▶ [PROBLEM]:
Every line of the records must be repeated exactly; pictures stay out.

▶ [STORED RECORDS]:
>>>>

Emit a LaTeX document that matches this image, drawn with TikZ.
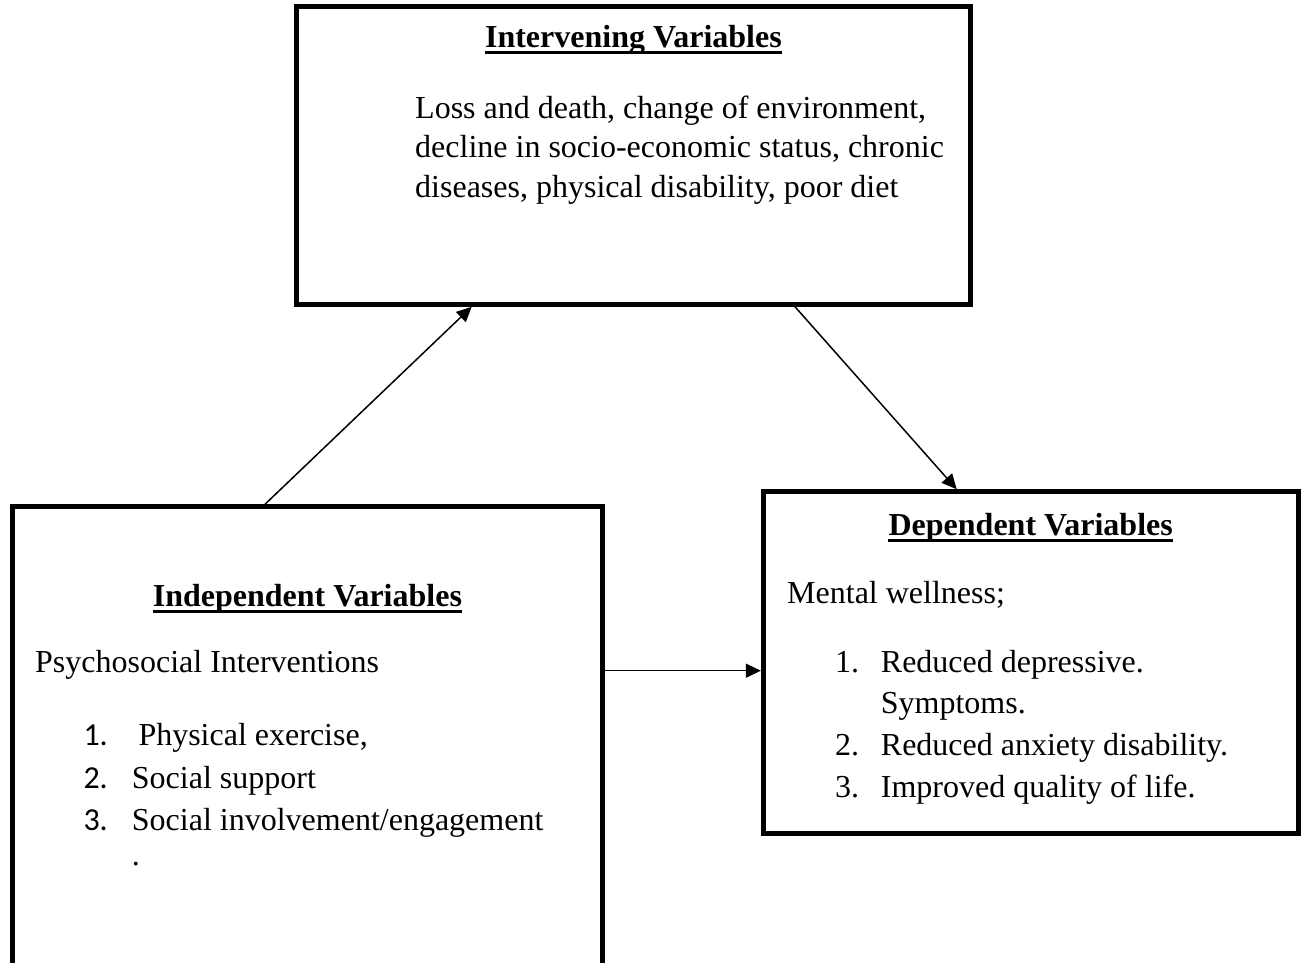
\documentclass[tikz,border=0pt]{standalone}
\usepackage{fontspec}
\setmainfont{Liberation Serif}
\newfontfamily\calibfont{Carlito}
\usetikzlibrary{arrows.meta}
\begin{document}
\begin{tikzpicture}[x=1pt,y=-1pt,
  box/.style={draw, line width=5pt, rectangle, inner sep=0pt},
  txt/.style={anchor=base west, inner sep=0pt, font=\fontsize{32}{38}\selectfont},
  ttl/.style={anchor=base, inner sep=0pt, font=\fontsize{32}{38}\selectfont\bfseries},
  num/.style={anchor=base west, inner sep=0pt, font=\fontsize{32}{38}\selectfont\calibfont},
  arr/.style={line width=1.5pt, -{Triangle[length=15pt,width=14pt]}},
  uline/.style={line width=3pt}]
\useasboundingbox (0,0) rectangle (1301,962);
\fill[white] (0,0) rectangle (1301,962);
\clip (0,0) rectangle (1301,962);

% boxes
\node[box, minimum width=673.3pt, minimum height=297.5pt] (interv) at (633.4,155.5) {};
\node[box, minimum width=590.7pt, minimum height=493.3pt] (indep) at (307.4,753.4) {};
\node[box, minimum width=534.7pt, minimum height=341.3pt] (dep) at (1030.7,662.4) {};

% intervening
\node[ttl] (t1) at (633.4,47.3) {Intervening Variables};
\draw[uline] ([yshift=-5pt]t1.base west) -- ([yshift=-5pt]t1.base east);
\node[txt] (i1) at (415,118) {Loss and death, change of environment,};
\node[txt] (i2) at (415,157.5) {decline in socio-economic status, chronic};
\node[txt] (i3) at (415,197) {diseases, physical disability, poor diet};

% independent
\node[ttl] (t2) at (307.4,606) {Independent Variables};
\draw[uline] ([yshift=-5pt]t2.base west) -- ([yshift=-5pt]t2.base east);
\node[txt] (p0) at (35,672) {Psychosocial Interventions};
\node[num] (n1) at (83.3,745) {1.};
\node[txt] (p1) at (138.3,745) {Physical exercise,};
\node[num] (n2) at (83.3,788) {2.};
\node[txt] (p2) at (131.7,788) {Social support};
\node[num] (n3) at (83.3,830) {3.};
\node[txt] (p3) at (131.7,830) {Social involvement/engagement};
\node[txt] (p4) at (131.7,865) {.};

% dependent
\node[ttl] (t3) at (1030.7,535) {Dependent Variables};
\draw[uline] ([yshift=-5pt]t3.base west) -- ([yshift=-5pt]t3.base east);
\node[txt] (d0) at (787,603.3) {Mental wellness;};
\node[txt] (m1) at (835,672) {1.};
\node[txt] (d1) at (880.7,672) {Reduced depressive.};
\node[txt] (d1b) at (880.7,713.5) {Symptoms.};
\node[txt] (m2) at (835,755) {2.};
\node[txt] (d2) at (880.7,755) {Reduced anxiety disability.};
\node[txt] (m3) at (835,797) {3.};
\node[txt] (d3) at (880.7,797) {Improved quality of life.};

% connectors
\draw[arr] ([xshift=-42.4pt]indep.north) -- ([xshift=-161.7pt]interv.south);
\draw[arr] ([xshift=161.6pt]interv.south) -- ([xshift=-74pt]dep.north);
\coordinate (a3) at ([yshift=-8.3pt]dep.west);
\draw[arr] (indep.east |- a3) -- (a3);
\end{tikzpicture}
\end{document}
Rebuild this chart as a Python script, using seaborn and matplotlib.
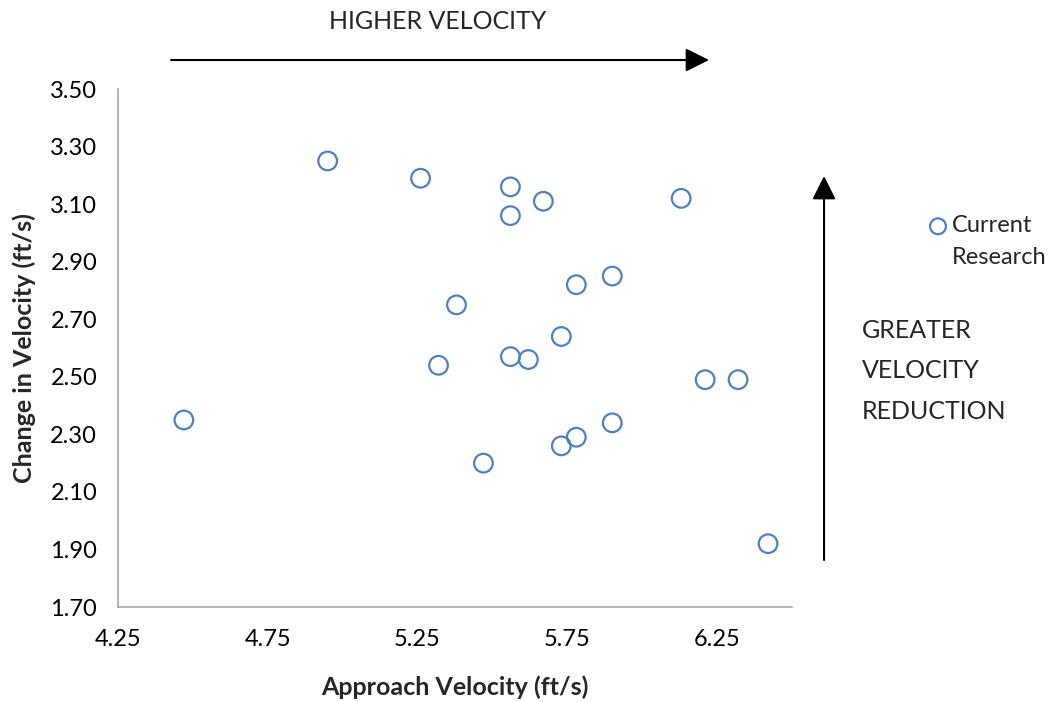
import numpy as np
import pandas as pd
import matplotlib
matplotlib.use('Agg')
import matplotlib.pyplot as plt
import seaborn as sns
from matplotlib.patches import FancyArrowPatch

# data
approach_velocity = [4.95, 5.26, 5.56, 5.67, 5.56, 6.13, 5.90, 5.78, 5.38, 5.73, 5.56,
                     5.62, 5.32, 6.21, 6.32, 4.47, 5.90, 5.78, 5.73, 5.47, 6.42]
velocity_change = [3.25, 3.19, 3.16, 3.11, 3.06, 3.12, 2.85, 2.82, 2.75, 2.64, 2.57,
                   2.56, 2.54, 2.49, 2.49, 2.35, 2.34, 2.29, 2.26, 2.20, 1.92]
x_ticks = [4.25, 4.75, 5.25, 5.75, 6.25]
y_ticks = [1.70, 1.90, 2.10, 2.30, 2.50, 2.70, 2.90, 3.10, 3.30, 3.50]

df = pd.DataFrame({'Approach Velocity (ft/s)': approach_velocity,
                   'Change in Velocity (ft/s)': velocity_change})

sns.set_theme(style='white')
plt.rcParams['font.family'] = ['Lato', 'DejaVu Sans']

blue = '#4F81BD'
axis_gray = '#A0A0A0'

fig = plt.figure(figsize=(10.57, 7.02), dpi=100)
ax = fig.add_axes([0.1116, 0.1353, 0.6377, 0.7379])

sns.scatterplot(data=df, x='Approach Velocity (ft/s)', y='Change in Velocity (ft/s)',
                ax=ax, s=180, facecolor='none', edgecolor=blue, linewidth=1.6,
                label='Current', clip_on=False)

ax.set_xlim(4.25, 6.50)
ax.set_ylim(1.70, 3.50)
ax.set_xticks(x_ticks)
ax.set_xticklabels([f'{v:.2f}' for v in x_ticks])
ax.set_yticks(y_ticks)
ax.set_yticklabels([f'{v:.2f}' for v in y_ticks])

for side in ['top', 'right']:
    ax.spines[side].set_visible(False)
for side in ['left', 'bottom']:
    ax.spines[side].set_color(axis_gray)
    ax.spines[side].set_linewidth(1.1)
ax.tick_params(axis='both', direction='out', length=5, width=1.1, color=axis_gray,
               labelsize=17, labelcolor='black', pad=10)
ax.tick_params(axis='x', pad=11)

ax.set_xlabel('Approach Velocity (ft/s)', fontsize=18, fontweight='bold', labelpad=18)
ax.set_ylabel('Change in Velocity (ft/s)', fontsize=18, fontweight='bold', labelpad=10)

# legend: marker next to the first line, second line as plain text
leg = ax.legend(loc='center left', bbox_to_anchor=(912 / 1057, 1 - 226 / 702),
                bbox_transform=fig.transFigure, frameon=False, fontsize=17,
                handletextpad=0.0, handlelength=1.2, markerscale=0.85, borderpad=0)
fig.text(952 / 1057, 1 - 258 / 702, 'Research', fontsize=17, ha='left', va='center')

# arrows and annotations
fig.add_artist(FancyArrowPatch((0.1618, 0.9145), (0.6708, 0.9145), transform=fig.transFigure,
                               arrowstyle='-|>,head_length=0.72,head_width=0.36',
                               mutation_scale=20, linewidth=1.5, color='black',
                               shrinkA=0, shrinkB=0))
fig.add_artist(FancyArrowPatch((0.7796, 0.2023), (0.7796, 0.7493), transform=fig.transFigure,
                               arrowstyle='-|>,head_length=0.72,head_width=0.36',
                               mutation_scale=20, linewidth=1.5, color='black',
                               shrinkA=0, shrinkB=0))
fig.text(0.4144, 0.9687, 'HIGHER VELOCITY', fontsize=18, ha='center', va='center')
for txt, ypix in zip(['GREATER', 'VELOCITY', 'REDUCTION'], [330, 371, 412]):
    fig.text(862 / 1057, 1 - ypix / 702, txt, fontsize=18, ha='left', va='center')

fig.savefig('out.png', dpi=100)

<<<<

▶ [RESULT OF THIS EXERCISE]:
Emit a LaTeX document that matches this image, drawn with TikZ.
\documentclass[tikz,border=0pt]{standalone}
\usepackage{fontspec}
\setmainfont{Liberation Serif}
\newfontfamily\calibfont{Carlito}
\usetikzlibrary{arrows.meta}
\begin{document}
\begin{tikzpicture}[x=1pt,y=-1pt,
  box/.style={draw, line width=5pt, rectangle, inner sep=0pt},
  txt/.style={anchor=base west, inner sep=0pt, font=\fontsize{32}{38}\selectfont},
  ttl/.style={anchor=base, inner sep=0pt, font=\fontsize{32}{38}\selectfont\bfseries},
  num/.style={anchor=base west, inner sep=0pt, font=\fontsize{32}{38}\selectfont\calibfont},
  arr/.style={line width=1.5pt, -{Triangle[length=15pt,width=14pt]}},
  uline/.style={line width=3pt}]
\useasboundingbox (0,0) rectangle (1301,962);
\fill[white] (0,0) rectangle (1301,962);
\clip (0,0) rectangle (1301,962);

% boxes
\node[box, minimum width=673.3pt, minimum height=297.5pt] (interv) at (633.4,155.5) {};
\node[box, minimum width=590.7pt, minimum height=493.3pt] (indep) at (307.4,753.4) {};
\node[box, minimum width=534.7pt, minimum height=341.3pt] (dep) at (1030.7,662.4) {};

% intervening
\node[ttl] (t1) at (633.4,47.3) {Intervening Variables};
\draw[uline] ([yshift=-5pt]t1.base west) -- ([yshift=-5pt]t1.base east);
\node[txt] (i1) at (415,118) {Loss and death, change of environment,};
\node[txt] (i2) at (415,157.5) {decline in socio-economic status, chronic};
\node[txt] (i3) at (415,197) {diseases, physical disability, poor diet};

% independent
\node[ttl] (t2) at (307.4,606) {Independent Variables};
\draw[uline] ([yshift=-5pt]t2.base west) -- ([yshift=-5pt]t2.base east);
\node[txt] (p0) at (35,672) {Psychosocial Interventions};
\node[num] (n1) at (83.3,745) {1.};
\node[txt] (p1) at (138.3,745) {Physical exercise,};
\node[num] (n2) at (83.3,788) {2.};
\node[txt] (p2) at (131.7,788) {Social support};
\node[num] (n3) at (83.3,830) {3.};
\node[txt] (p3) at (131.7,830) {Social involvement/engagement};
\node[txt] (p4) at (131.7,865) {.};

% dependent
\node[ttl] (t3) at (1030.7,535) {Dependent Variables};
\draw[uline] ([yshift=-5pt]t3.base west) -- ([yshift=-5pt]t3.base east);
\node[txt] (d0) at (787,603.3) {Mental wellness;};
\node[txt] (m1) at (835,672) {1.};
\node[txt] (d1) at (880.7,672) {Reduced depressive.};
\node[txt] (d1b) at (880.7,713.5) {Symptoms.};
\node[txt] (m2) at (835,755) {2.};
\node[txt] (d2) at (880.7,755) {Reduced anxiety disability.};
\node[txt] (m3) at (835,797) {3.};
\node[txt] (d3) at (880.7,797) {Improved quality of life.};

% connectors
\draw[arr] ([xshift=-42.4pt]indep.north) -- ([xshift=-161.7pt]interv.south);
\draw[arr] ([xshift=161.6pt]interv.south) -- ([xshift=-74pt]dep.north);
\coordinate (a3) at ([yshift=-8.3pt]dep.west);
\draw[arr] (indep.east |- a3) -- (a3);
\end{tikzpicture}
\end{document}
Rebuild this chart as a Python script, using seaborn and matplotlib.
import numpy as np
import pandas as pd
import matplotlib
matplotlib.use('Agg')
import matplotlib.pyplot as plt
import seaborn as sns
from matplotlib.patches import FancyArrowPatch

# data
approach_velocity = [4.95, 5.26, 5.56, 5.67, 5.56, 6.13, 5.90, 5.78, 5.38, 5.73, 5.56,
                     5.62, 5.32, 6.21, 6.32, 4.47, 5.90, 5.78, 5.73, 5.47, 6.42]
velocity_change = [3.25, 3.19, 3.16, 3.11, 3.06, 3.12, 2.85, 2.82, 2.75, 2.64, 2.57,
                   2.56, 2.54, 2.49, 2.49, 2.35, 2.34, 2.29, 2.26, 2.20, 1.92]
x_ticks = [4.25, 4.75, 5.25, 5.75, 6.25]
y_ticks = [1.70, 1.90, 2.10, 2.30, 2.50, 2.70, 2.90, 3.10, 3.30, 3.50]

df = pd.DataFrame({'Approach Velocity (ft/s)': approach_velocity,
                   'Change in Velocity (ft/s)': velocity_change})

sns.set_theme(style='white')
plt.rcParams['font.family'] = ['Lato', 'DejaVu Sans']

blue = '#4F81BD'
axis_gray = '#A0A0A0'

fig = plt.figure(figsize=(10.57, 7.02), dpi=100)
ax = fig.add_axes([0.1116, 0.1353, 0.6377, 0.7379])

sns.scatterplot(data=df, x='Approach Velocity (ft/s)', y='Change in Velocity (ft/s)',
                ax=ax, s=180, facecolor='none', edgecolor=blue, linewidth=1.6,
                label='Current', clip_on=False)

ax.set_xlim(4.25, 6.50)
ax.set_ylim(1.70, 3.50)
ax.set_xticks(x_ticks)
ax.set_xticklabels([f'{v:.2f}' for v in x_ticks])
ax.set_yticks(y_ticks)
ax.set_yticklabels([f'{v:.2f}' for v in y_ticks])

for side in ['top', 'right']:
    ax.spines[side].set_visible(False)
for side in ['left', 'bottom']:
    ax.spines[side].set_color(axis_gray)
    ax.spines[side].set_linewidth(1.1)
ax.tick_params(axis='both', direction='out', length=5, width=1.1, color=axis_gray,
               labelsize=17, labelcolor='black', pad=10)
ax.tick_params(axis='x', pad=11)

ax.set_xlabel('Approach Velocity (ft/s)', fontsize=18, fontweight='bold', labelpad=18)
ax.set_ylabel('Change in Velocity (ft/s)', fontsize=18, fontweight='bold', labelpad=10)

# legend: marker next to the first line, second line as plain text
leg = ax.legend(loc='center left', bbox_to_anchor=(912 / 1057, 1 - 226 / 702),
                bbox_transform=fig.transFigure, frameon=False, fontsize=17,
                handletextpad=0.0, handlelength=1.2, markerscale=0.85, borderpad=0)
fig.text(952 / 1057, 1 - 258 / 702, 'Research', fontsize=17, ha='left', va='center')

# arrows and annotations
fig.add_artist(FancyArrowPatch((0.1618, 0.9145), (0.6708, 0.9145), transform=fig.transFigure,
                               arrowstyle='-|>,head_length=0.72,head_width=0.36',
                               mutation_scale=20, linewidth=1.5, color='black',
                               shrinkA=0, shrinkB=0))
fig.add_artist(FancyArrowPatch((0.7796, 0.2023), (0.7796, 0.7493), transform=fig.transFigure,
                               arrowstyle='-|>,head_length=0.72,head_width=0.36',
                               mutation_scale=20, linewidth=1.5, color='black',
                               shrinkA=0, shrinkB=0))
fig.text(0.4144, 0.9687, 'HIGHER VELOCITY', fontsize=18, ha='center', va='center')
for txt, ypix in zip(['GREATER', 'VELOCITY', 'REDUCTION'], [330, 371, 412]):
    fig.text(862 / 1057, 1 - ypix / 702, txt, fontsize=18, ha='left', va='center')

fig.savefig('out.png', dpi=100)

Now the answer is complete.